Posted on: April 17, 2017

[ARCHIVED] 'Dangerous Person' Jailed up to 44 Years for Shooting Outside Brother's Funeral

LovelleWeaver

A South Carolina man will spend up to 44 years in prison for opening fire on a Lancaster city street at his brother’s funeral.

Lovelle Weaver was convicted of aggravated assault and numerous other charges for shooting at a fleeing male outside Jared Weaver’s funeral at Bethel AME Church on East Strawberry Street on Oct. 7, 2015.

On Monday in Lancaster County Court, Judge Margaret Miller ordered Lovelle Weaver serve 18 to 44 years in prison.

“People don’t bring guns to funerals. People bring tears to funerals,” Judge Miller said while ordering sentence. “A lot of people were put in danger that day.”

Assistant District Attorney Mark Fetterman, who won the trial conviction, called Weaver a “violent and dangerous individual.”

“Make no mistake about it,” Fetterman said, pointing to Weaver’s criminal history which includes an assault on a police officer that made it illegal for Weaver to have a firearm.

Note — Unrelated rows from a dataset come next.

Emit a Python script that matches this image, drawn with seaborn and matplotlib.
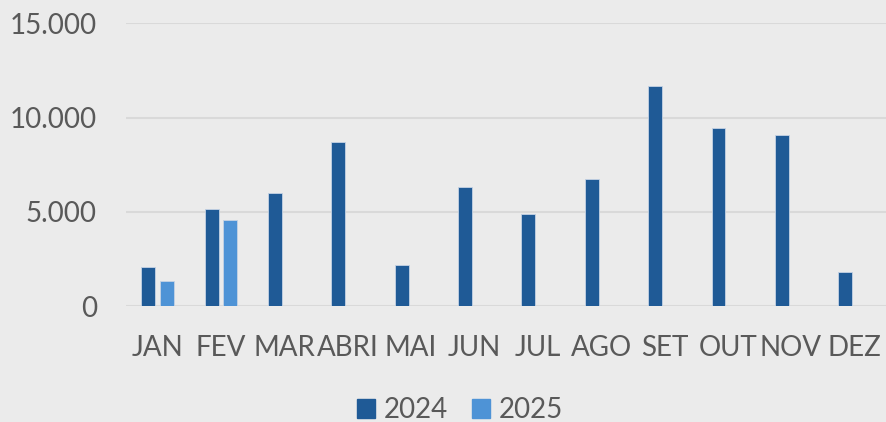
import numpy as np
import pandas as pd
import matplotlib
matplotlib.use("Agg")
import matplotlib.pyplot as plt
import seaborn as sns
from matplotlib.ticker import FuncFormatter

# dados do gráfico
meses = ["JAN", "FEV", "MAR", "ABRI", "MAI", "JUN", "JUL", "AGO", "SET", "OUT", "NOV", "DEZ"]
valores_2024 = [2100, 5160, 6020, 8710, 2190, 6330, 4910, 6750, 11680, 9440, 9100, 1840]
valores_2025 = [1330, 4590, None, None, None, None, None, None, None, None, None, None]
anos = ["2024", "2025"]
cores = ["#1F5A96", "#4E93D6"]

df = pd.DataFrame({
    "mes": meses * 2,
    "ano": [anos[0]] * len(meses) + [anos[1]] * len(meses),
    "valor": valores_2024 + valores_2025,
}).dropna()

sns.set_theme(style="white")
plt.rcParams["font.family"] = ["Lato", "DejaVu Sans"]

fig = plt.figure(figsize=(8.86, 4.22), dpi=100, facecolor="#EBEBEB")
ax = fig.add_axes([0.1422, 0.2742, 0.8578, 0.6706])
ax.set_facecolor("#EBEBEB")

sns.barplot(data=df, x="mes", y="valor", hue="ano", order=meses, hue_order=anos,
            palette=cores, saturation=1, width=0.58, gap=0.24, errorbar=None, ax=ax,
            edgecolor="#C5D3E4", linewidth=0.6, legend=False)

ax.set_ylim(0, 15000)
ax.set_xlim(-0.5, len(meses) - 0.5)
ax.set_yticks([0, 5000, 10000, 15000])
ax.yaxis.set_major_formatter(FuncFormatter(lambda v, p: f"{v:,.0f}".replace(",", ".")))
ax.grid(axis="y", color="#D9D9D9", linewidth=1.5)
ax.set_axisbelow(True)
for s in ax.spines.values():
    s.set_visible(False)
ax.tick_params(axis="both", length=0, labelsize=20, labelcolor="#595959")
ax.tick_params(axis="y", pad=21)
ax.tick_params(axis="x", pad=21)
ax.set_xlabel("")
ax.set_ylabel("")

handles = [plt.Rectangle((0, 0), 1, 1, color=c) for c in cores]
leg = fig.legend(handles, anos, loc="center", bbox_to_anchor=(460 / 886, 0.028), ncol=2,
                 frameon=False, fontsize=20, handlelength=0.65, handleheight=0.65,
                 handletextpad=0.33, columnspacing=0.84, borderpad=0)
for t in leg.get_texts():
    t.set_color("#595959")

fig.savefig("out.png", dpi=100, facecolor=fig.get_facecolor())
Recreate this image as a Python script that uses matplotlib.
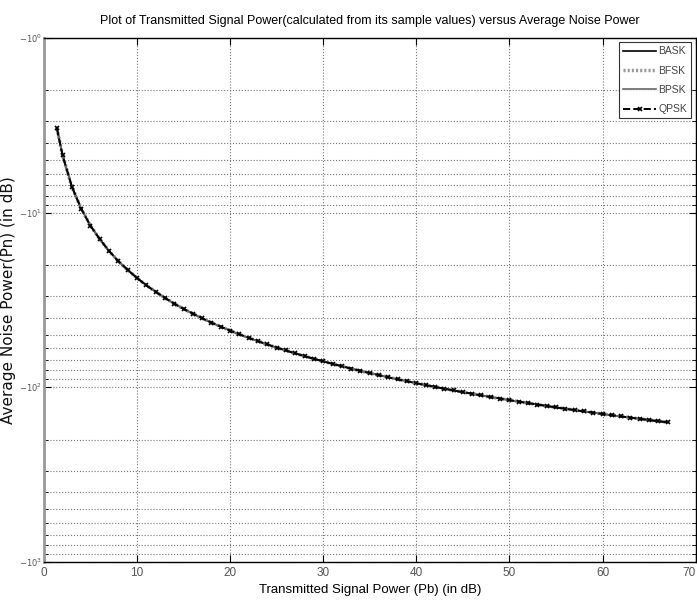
import numpy as np
import matplotlib
matplotlib.use("Agg")
import matplotlib.pyplot as plt
from matplotlib.ticker import LogLocator, FuncFormatter, NullFormatter

# values (Pn in dB, negative, log axis)
pb_db = [1.4, 2, 3, 4, 5, 6, 7, 8, 9, 10, 11, 12, 13, 14, 15, 16, 17, 18, 19, 20,
         21, 22, 23, 24, 25, 26, 27, 28, 29, 30, 31, 32, 33, 34, 35, 36, 37, 38, 39, 40,
         41, 42, 43, 44, 45, 46, 47, 48, 49, 50, 51, 52, 53, 54, 55, 56, 57, 58, 59, 60,
         61, 62, 63, 64, 65, 66, 67]
pn_db = [-3.3, -4.7, -7.1, -9.5, -11.9, -14.2, -16.6, -19.0, -21.3, -23.7,
         -26.1, -28.4, -30.8, -33.2, -35.6, -37.9, -40.3, -42.7, -45.0, -47.4,
         -49.8, -52.1, -54.5, -56.9, -59.3, -61.6, -64.0, -66.4, -68.7, -71.1,
         -73.5, -75.8, -78.2, -80.6, -83.0, -85.3, -87.7, -90.1, -92.4, -94.8,
         -97.2, -99.5, -101.9, -104.3, -106.7, -109.0, -111.4, -113.8, -116.1, -118.5,
         -120.9, -123.2, -125.6, -128.0, -130.4, -132.7, -135.1, -137.5, -139.8, -142.2,
         -144.6, -146.9, -149.3, -151.7, -154.1, -156.4, -158.8]
series = ["BASK", "BFSK", "BPSK", "QPSK"]
xticks = [0, 10, 20, 30, 40, 50, 60, 70]

fnt = ["Liberation Sans", "DejaVu Sans"]

fig = plt.figure(figsize=(6.97, 6.01), dpi=100)
ax = fig.add_axes([0.063, 0.065, 0.935, 0.872])

mag = -np.array(pn_db)
ax.plot(pb_db, mag, color="black", lw=1.2, label=series[0])
ax.plot(pb_db, mag, color="#999999", lw=2.5, ls=(0, (0.6, 0.6)), label=series[1])
ax.plot(pb_db, mag, color="#666666", lw=1.2, label=series[2])
ax.plot(pb_db, mag, color="black", lw=1.4, ls="--", marker="x", ms=3.5, mew=1.2,
        label=series[3])

ax.set_yscale("log")
ax.set_ylim(1, 1000)
ax.invert_yaxis()
ax.set_xlim(0, 70)
ax.set_xticks(xticks)
ax.yaxis.set_major_locator(LogLocator(base=10, numticks=10))
ax.yaxis.set_minor_locator(LogLocator(base=10, subs=np.arange(2, 10), numticks=20))
ax.yaxis.set_major_formatter(FuncFormatter(lambda v, p: r"$-10^{%d}$" % round(np.log10(v))))
ax.yaxis.set_minor_formatter(NullFormatter())

ax.grid(True, which="major", axis="both", ls=":", color="#777777", lw=0.8)
ax.grid(True, which="minor", axis="y", ls=":", color="#777777", lw=0.8)
ax.tick_params(which="both", direction="in", top=True, right=True, labelsize=6,
               labelcolor="#555555")
ax.tick_params(which="major", length=5)
ax.tick_params(which="minor", length=3)
ax.tick_params(axis="y", pad=1.5)
for lab in ax.get_xticklabels():
    lab.set_family(fnt)
    lab.set_fontsize(8.5)
ax.get_xticklabels()[-1].set_horizontalalignment("right")
for s in ax.spines.values():
    s.set_linewidth(1.0)
ax.spines["left"].set_color("#999999")
ax.spines["left"].set_linewidth(2.0)

ax.set_title("Plot of Transmitted Signal Power(calculated from its sample values) versus Average Noise Power",
             family=fnt, fontsize=9, pad=10)
ax.set_xlabel("Transmitted Signal Power (Pb) (in dB)", family=fnt, fontsize=9.5, labelpad=4)
ax.set_ylabel("Average Noise Power(Pn) (in dB)", family="DejaVu Sans", fontsize=11,
              color="#111111")
ax.yaxis.set_label_coords(-0.043, 0.5)

leg = ax.legend(loc="upper right", handlelength=3.2, frameon=True,
                fancybox=False, edgecolor="black", borderaxespad=0.4,
                labelspacing=0.9, handletextpad=0.2, prop={"family": fnt, "size": 7.5})
leg.get_frame().set_linewidth(0.8)
for t in leg.get_texts():
    t.set_color("#444444")

fig.savefig("out.png", dpi=100)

At trial in December, Fetterman showed jurors a video recording of the incident that showed Weaver’s intended target running away as Weaver fired five shots. A woman and her young children ducked for cover as Weaver fired shots.

“(The intended target) was running down that street. He never displayed a weapon,” Fetterman said.

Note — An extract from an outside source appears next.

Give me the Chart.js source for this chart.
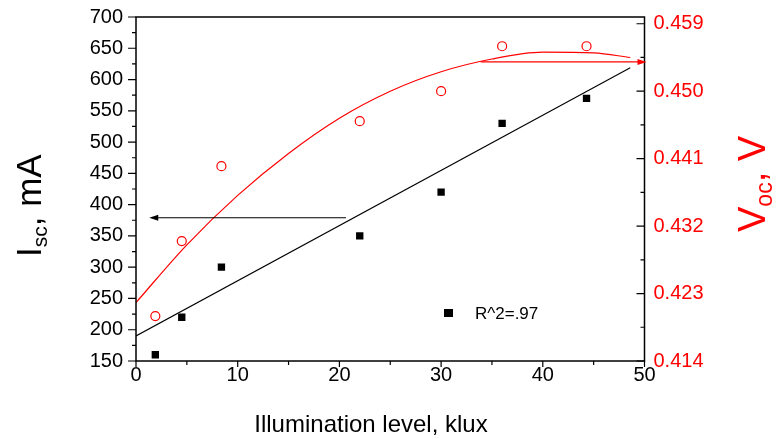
<!DOCTYPE html>
<html lang="en">
<head>
  <meta charset="UTF-8" />
  <title>Isc and Voc vs illumination</title>
  <script src="https://cdn.jsdelivr.net/npm/chart.js"></script>
  <style>
    body {
      margin: 0;
      background: #ffffff;
    }

    .wrap {
      width: 782px;
      height: 439px;
    }
  </style>
</head>
<body>
  <div class="wrap">
    <canvas id="ivChart"></canvas>
  </div>

  <script>
    // measured points
    const illumination = [1.9, 4.5, 8.4, 22.0, 30.0, 36.0, 44.3];
    const iscValues = [160, 220, 300, 350, 420, 530, 570];
    const vocValues = [0.420, 0.430, 0.440, 0.446, 0.450, 0.456, 0.456];

    // fitted lines
    const iscFitX = [0, 48.6];
    const iscFitY = [190, 619];
    const vocFitX = [0, 5, 10, 15, 20, 25, 30, 35, 40, 45, 48.6];
    const vocFitY = [0.4218, 0.4295, 0.4361, 0.4417, 0.4464, 0.4500, 0.4526, 0.4543, 0.4552, 0.4551, 0.4545];

    // axes
    const xTicks = [0, 10, 20, 30, 40, 50];
    const iscTicks = [150, 200, 250, 300, 350, 400, 450, 500, 550, 600, 650, 700];
    const vocTicks = [0.414, 0.423, 0.432, 0.441, 0.450, 0.459];
    const vocMax = 0.4599;

    // arrows pointing at the axis of each series
    const iscArrow = { y: 379, from: 20.65, to: 1.3 };
    const vocArrow = { y: 0.4539, from: 33.9, to: 50 };

    const legendText = 'R^2=.97';
    const FONT = "'Liberation Sans', Arial, sans-serif";
    const RED = '#ff0000';

    const toPoints = (xs, ys) => xs.map((x, i) => ({ x: x, y: ys[i] }));

    function arrow(ctx, x1, y, x2, color) {
      const dir = x2 > x1 ? 1 : -1;
      ctx.strokeStyle = color;
      ctx.fillStyle = color;
      ctx.lineWidth = 1.2;
      ctx.beginPath();
      ctx.moveTo(x1, y);
      ctx.lineTo(x2 - dir * 6, y);
      ctx.stroke();
      ctx.beginPath();
      ctx.moveTo(x2, y);
      ctx.lineTo(x2 - dir * 9, y - 3);
      ctx.lineTo(x2 - dir * 9, y + 3);
      ctx.closePath();
      ctx.fill();
    }

    // rotated title with a subscript, reads bottom to top
    function sideTitle(ctx, x, yStart, main, sub, rest, size, subSize, color) {
      ctx.save();
      ctx.translate(x, yStart);
      ctx.rotate(-Math.PI / 2);
      ctx.fillStyle = color;
      ctx.textAlign = 'left';
      ctx.textBaseline = 'alphabetic';
      let pos = 0;
      ctx.font = size + 'px ' + FONT;
      ctx.fillText(main, pos, 0);
      pos += ctx.measureText(main).width;
      ctx.font = subSize + 'px ' + FONT;
      ctx.fillText(sub, pos, subSize * 0.3);
      pos += ctx.measureText(sub).width;
      ctx.font = size + 'px ' + FONT;
      ctx.fillText(rest, pos, 0);
      ctx.restore();
    }

    // keep the plot box where the reference has it
    const fitVertical = width => s => {
      s.width = width;
      s.paddingTop = 0;
      s.paddingBottom = 0;
    };

    const framePlugin = {
      id: 'frame',
      afterDatasetsDraw(chart) {
        const ctx = chart.ctx;
        const a = chart.chartArea;
        const sx = chart.scales.x;
        const sy = chart.scales.y;
        const sv = chart.scales.y2;
        ctx.save();

        ctx.strokeStyle = '#000';
        ctx.lineWidth = 1.5;
        ctx.strokeRect(a.left, a.top, a.right - a.left, a.bottom - a.top);

        ctx.lineWidth = 1.2;
        ctx.beginPath();
        // bottom ticks, major and minor, outward
        for (let v = 0; v <= 50; v += 5) {
          const px = sx.getPixelForValue(v);
          ctx.moveTo(px, a.bottom);
          ctx.lineTo(px, a.bottom + (v % 10 === 0 ? 6 : 4));
        }
        // left ticks, outward
        for (let v = 150; v <= 700; v += 25) {
          const py = sy.getPixelForValue(v);
          ctx.moveTo(a.left, py);
          ctx.lineTo(a.left - (v % 50 === 0 ? 8 : 4), py);
        }
        // right ticks, inward
        for (let v = vocTicks[0]; v <= vocMax; v += 0.0045) {
          const py = sv.getPixelForValue(v);
          const major = Math.round((v - vocTicks[0]) / 0.0045) % 2 === 0;
          ctx.moveTo(a.right, py);
          ctx.lineTo(a.right - (major ? 8 : 4), py);
        }
        ctx.stroke();

        arrow(ctx, sx.getPixelForValue(iscArrow.from), sy.getPixelForValue(iscArrow.y),
          sx.getPixelForValue(iscArrow.to), '#000');
        arrow(ctx, sx.getPixelForValue(vocArrow.from), sv.getPixelForValue(vocArrow.y),
          sx.getPixelForValue(vocArrow.to) + 2, RED);

        // legend inside the plot
        ctx.fillStyle = '#000';
        ctx.fillRect(444, 309, 9, 8);
        ctx.font = '17px ' + FONT;
        ctx.textBaseline = 'middle';
        ctx.textAlign = 'left';
        ctx.fillText(legendText, 475, 314);

        // axis titles
        ctx.font = '24px ' + FONT;
        ctx.textAlign = 'center';
        ctx.textBaseline = 'alphabetic';
        ctx.fillText('Illumination level, klux', 371, 432);

        sideTitle(ctx, 41, 257, 'I', 'sc', ', mA', 35, 21, '#000');
        sideTitle(ctx, 765, 232, 'V', 'oc', ', V', 38, 23, RED);
        ctx.restore();
      }
    };

    new Chart(document.getElementById('ivChart'), {
      type: 'scatter',
      data: {
        datasets: [
          {
            label: 'Isc',
            data: toPoints(illumination, iscValues),
            yAxisID: 'y',
            pointStyle: 'rect',
            pointRadius: 5.2,
            backgroundColor: '#000',
            borderWidth: 0
          },
          {
            label: 'Voc',
            data: toPoints(illumination, vocValues),
            yAxisID: 'y2',
            pointStyle: 'circle',
            pointRadius: 4.5,
            backgroundColor: 'rgba(0,0,0,0)',
            borderColor: RED,
            borderWidth: 1.2
          },
          {
            label: 'Isc fit',
            type: 'line',
            data: toPoints(iscFitX, iscFitY),
            yAxisID: 'y',
            borderColor: '#000',
            borderWidth: 1.1,
            pointRadius: 0,
            fill: false
          },
          {
            label: 'Voc fit',
            type: 'line',
            data: toPoints(vocFitX, vocFitY),
            yAxisID: 'y2',
            borderColor: RED,
            borderWidth: 1.2,
            pointRadius: 0,
            tension: 0.4,
            cubicInterpolationMode: 'monotone',
            fill: false
          }
        ]
      },
      options: {
        responsive: true,
        maintainAspectRatio: false,
        animation: false,
        layout: { padding: { top: 17, left: 0, right: 0, bottom: 0 } },
        plugins: {
          legend: { display: false },
          tooltip: { enabled: false }
        },
        scales: {
          x: {
            type: 'linear',
            min: 0,
            max: 50,
            afterBuildTicks: s => { s.ticks = xTicks.map(v => ({ value: v })); },
            afterFit: s => { s.height = 78; s.paddingLeft = 0; s.paddingRight = 0; },
            grid: { display: false, drawTicks: false },
            border: { display: false },
            ticks: { color: '#000', font: { family: FONT, size: 20 }, padding: 2 }
          },
          y: {
            position: 'left',
            min: 150,
            max: 700,
            afterBuildTicks: s => { s.ticks = iscTicks.map(v => ({ value: v })); },
            afterFit: fitVertical(136),
            grid: { display: false, drawTicks: false },
            border: { display: false },
            ticks: { color: '#000', font: { family: FONT, size: 20 }, padding: 13 }
          },
          y2: {
            position: 'right',
            min: vocTicks[0],
            max: vocMax,
            afterBuildTicks: s => { s.ticks = vocTicks.map(v => ({ value: v })); },
            afterFit: fitVertical(137.5),
            grid: { display: false, drawTicks: false },
            border: { display: false },
            ticks: {
              color: RED,
              font: { family: FONT, size: 20 },
              padding: 9,
              callback: v => v.toFixed(3)
            }
          }
        }
      },
      plugins: [framePlugin]
    });
  </script>
</body>
</html>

Judge Miller said: “I still have a hard time believing, even after seeing the video, that someone would do what you did.”

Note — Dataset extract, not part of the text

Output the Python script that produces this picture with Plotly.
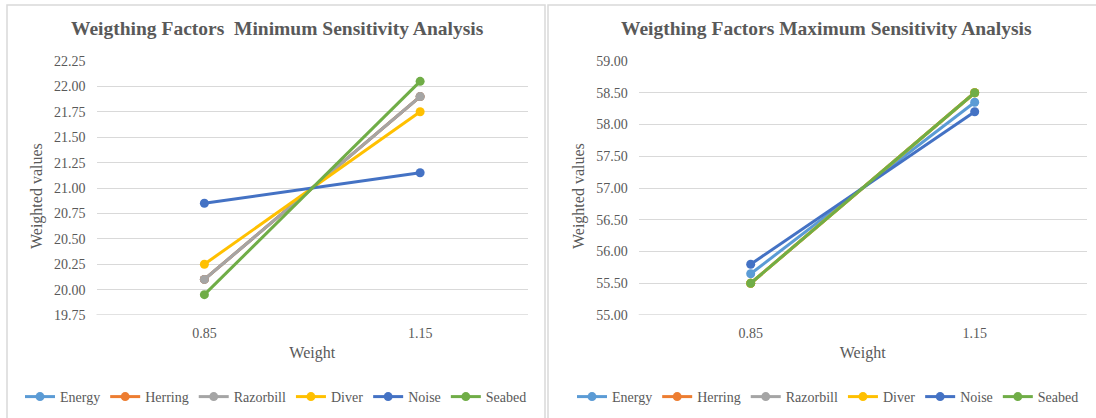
import plotly.graph_objects as go

# Weight levels on the category axis
weights = ["0.85", "1.15"]

series_names = ["Energy", "Herring", "Razorbill", "Diver", "Noise", "Seabed"]
series_colors = ["#5B9BD5", "#ED7D31", "#A5A5A5", "#FFC000", "#4472C4", "#70AD47"]

# Minimum sensitivity analysis: weighted values at each weight
min_energy = [20.10, 21.90]
min_herring = [20.10, 21.90]
min_razorbill = [20.10, 21.90]
min_diver = [20.25, 21.75]
min_noise = [20.85, 21.15]
min_seabed = [19.95, 22.05]

# Maximum sensitivity analysis: weighted values at each weight
max_energy = [55.65, 58.35]
max_herring = [55.50, 58.50]
max_razorbill = [55.50, 58.50]
max_diver = [55.50, 58.50]
max_noise = [55.80, 58.20]
max_seabed = [55.50, 58.50]

min_values = [min_energy, min_herring, min_razorbill, min_diver, min_noise, min_seabed]
max_values = [max_energy, max_herring, max_razorbill, max_diver, max_noise, max_seabed]

W, H = 1096, 418
FONT = "Liberation Serif"
TXT = "#595959"
GRID = "#D9D9D9"


def px(x):
    return x / W


def py(y):
    return 1 - y / H


fig = go.Figure()

for name, color, vals in zip(series_names, series_colors, min_values):
    fig.add_trace(go.Scatter(
        x=weights, y=vals, name=name, mode="lines+markers",
        line=dict(color=color, width=3), marker=dict(color=color, size=9),
        xaxis="x", yaxis="y", legend="legend",
    ))

for name, color, vals in zip(series_names, series_colors, max_values):
    fig.add_trace(go.Scatter(
        x=weights, y=vals, name=name, mode="lines+markers",
        line=dict(color=color, width=3), marker=dict(color=color, size=9),
        xaxis="x2", yaxis="y2", legend="legend2",
    ))

xaxis_common = dict(
    type="category", range=[-0.5, 1.5],
    showgrid=False, zeroline=False, showline=False, ticks="", automargin=False,
    ticklabelstandoff=8,
    tickfont=dict(family=FONT, size=14, color=TXT),
    title=dict(text="Weight", standoff=6, font=dict(family=FONT, size=16, color=TXT)),
)
yaxis_common = dict(
    showgrid=True, gridcolor=GRID, gridwidth=1.3, zeroline=False, showline=False,
    ticks="", tickformat=".2f", ticklabelstandoff=10, automargin=False,
    tickfont=dict(family=FONT, size=14, color=TXT),
)

legend_common = dict(
    orientation="h", xanchor="center", yanchor="middle",
    font=dict(family=FONT, size=14, color=TXT),
    itemwidth=30, tracegroupgap=0, bgcolor="rgba(0,0,0,0)",
)

fig.update_layout(
    width=W, height=H,
    font=dict(family=FONT, color=TXT),
    margin=dict(l=0, r=0, t=0, b=0, pad=0, autoexpand=False),
    paper_bgcolor="white", plot_bgcolor="white",
    xaxis=dict(domain=[px(96.5), px(528)], anchor="y", **xaxis_common),
    yaxis=dict(domain=[py(315), py(61)], range=[19.75, 22.25], dtick=0.25,
               anchor="x", **yaxis_common),
    xaxis2=dict(domain=[px(638.7), px(1086.7)], anchor="y2", **xaxis_common),
    yaxis2=dict(domain=[py(315), py(61)], range=[55.0, 59.0], dtick=0.5,
                anchor="x2", **yaxis_common),
    legend=dict(x=px(276), y=py(397), **legend_common),
    legend2=dict(x=px(828), y=py(397), **legend_common),
    showlegend=True,
)

# Chart-area borders for each panel
fig.add_shape(type="rect", xref="paper", yref="paper",
              x0=px(7), x1=px(545), y0=py(5), y1=py(425),
              line=dict(color=GRID, width=1.5), fillcolor="rgba(0,0,0,0)", layer="below")
fig.add_shape(type="rect", xref="paper", yref="paper",
              x0=px(548), x1=px(1105), y0=py(5), y1=py(425),
              line=dict(color=GRID, width=1.5), fillcolor="rgba(0,0,0,0)", layer="below")

# Bottom category-axis lines
for xa, ya, lo in (("x", "y", 19.75), ("x2", "y2", 55.0)):
    fig.add_shape(type="line", xref=f"{xa} domain", yref=ya, x0=0, x1=1, y0=lo, y1=lo,
                  line=dict(color=GRID, width=1.3), layer="below")

# Chart titles
titles = [
    ("Weigthing Factors  Minimum Sensitivity Analysis", 277),
    ("Weigthing Factors Maximum Sensitivity Analysis", 826),
]
for text, cx in titles:
    fig.add_annotation(
        text=f"<b>{text}</b>", xref="paper", yref="paper",
        x=px(cx), y=py(29), xanchor="center", yanchor="middle", showarrow=False,
        font=dict(family=FONT, size=19.5, color=TXT),
    )

# Vertical axis titles
for cx in (37, 579):
    fig.add_annotation(
        text="Weighted values", xref="paper", yref="paper", textangle=-90,
        x=px(cx), y=py(196), xanchor="center", yanchor="middle", showarrow=False,
        font=dict(family=FONT, size=16, color=TXT),
    )

fig.write_html("out.html")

In court, Weaver called himself a “family man” who was “just trying to protect my family.”

The shots were fired after a verbal dispute involving other individuals.

“I might not have made the right decision,” Weaver said, “but I just tried to protect my family.”

Judge Miller said Weaver brought the gun likely expecting to use it.

She called the shooting a “desecration of the memory of a shooting victim (Jared Weaver) at that funeral.”

In all, Weaver was convicted of felony aggravated assault, illegal possession of a firearm, possessing a firearm without a license, and misdemeanor counts of reckless endangerment (five counts) and discharge of a firearm into an occupied structure (home).

Lancaster city police Detective Eric McCrady filed charges.